The more I thought about what it is that makes sharing my goals feel so burdensome in my soul, the more I came back to two things:
Motivation and shame.
The things that I'm doing, I'm doing because they are meaningful to me. Because accomplishing these things helps me to understand something better about myself, to grow in a way that I want to grow, to demonstrate a strength I wasn't sure that I had. I am doing these things because of what my soul gains from having done them, which is often immeasurable and sometimes seems silly, but it is ingrained in my bones in a way that maybe Jeremiah understands best. These things are meaningful to me.
If I share those goals before their time, before I'm ready, while I'm still putting in the discipline and work to accomplish them, all of a sudden, a second pressure is introduced.
It's the pressure of having to succeed.
It's the pressure of knowing that the world is now watching. That someone out there, maybe many someones, is judging my progress. That someone may be waiting on me to fail. That if I do fail, everyone will have a theory as to why. The world will be watching, and if it doesn't work out, I become the scapegoat in my own life - my body is too frail, my will too weak, my discipline lacking, my eyes set on the wrong thing.
If the world is watching and I don't meet my goal, all of a sudden, not only have I failed, but I am a failure.
(That's just the way the world judges.)
And as I sit around and think about the things I'm working toward, I realize that if I keep pushing myself toward them because of the watching world, I am living in fear of failure, rather than excitement about accomplishment. I am living not to win, but to not lose. I am motivated not by all of the good, glorious, sacred, holy things that set me on this path in the first place, but by shame.
Real or perceived, explained or unexplained, understood or misunderstood, I am working toward my goals now because I don't want those who know about them to ever have reason to think of me as a failure.
That's not how I want to live. That's not the story I'm writing.
I know that in my own heart, I'm not afraid to fail. But I don't want to become a failure. I know that a watching world puts its own interpretations on everything and that no amount of my insistence, my persistence, my explanations, my rationales, my whatever will ever convince this world of anything it doesn't already think about me.
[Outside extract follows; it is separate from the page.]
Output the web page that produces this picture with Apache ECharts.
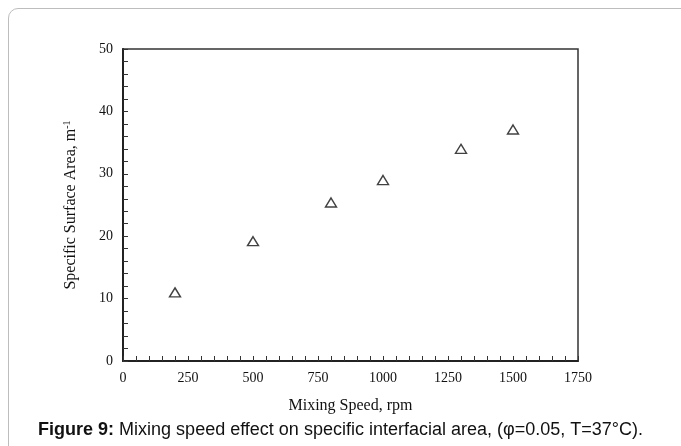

I know that if the world is watching and I fail, I will spend the rest of my life trying to justify myself, trying to justify this moment, when I know - though the world may torment me into forgetting - that when this whole thing started? It was supposed to be beautiful.
That's what shame does. It takes away the beautiful.
That's why I'm hesitant to share my goals before their time. Because I want to keep them beautiful. I want to keep them motivated by the things in my heart that called me to pursue them in the first place. I want pursuing them to make me feel stronger, lighter, better...not heavier. Not weighted down by anything, but free to go after them.
So I don't always share all my goals. Not too early, anyway.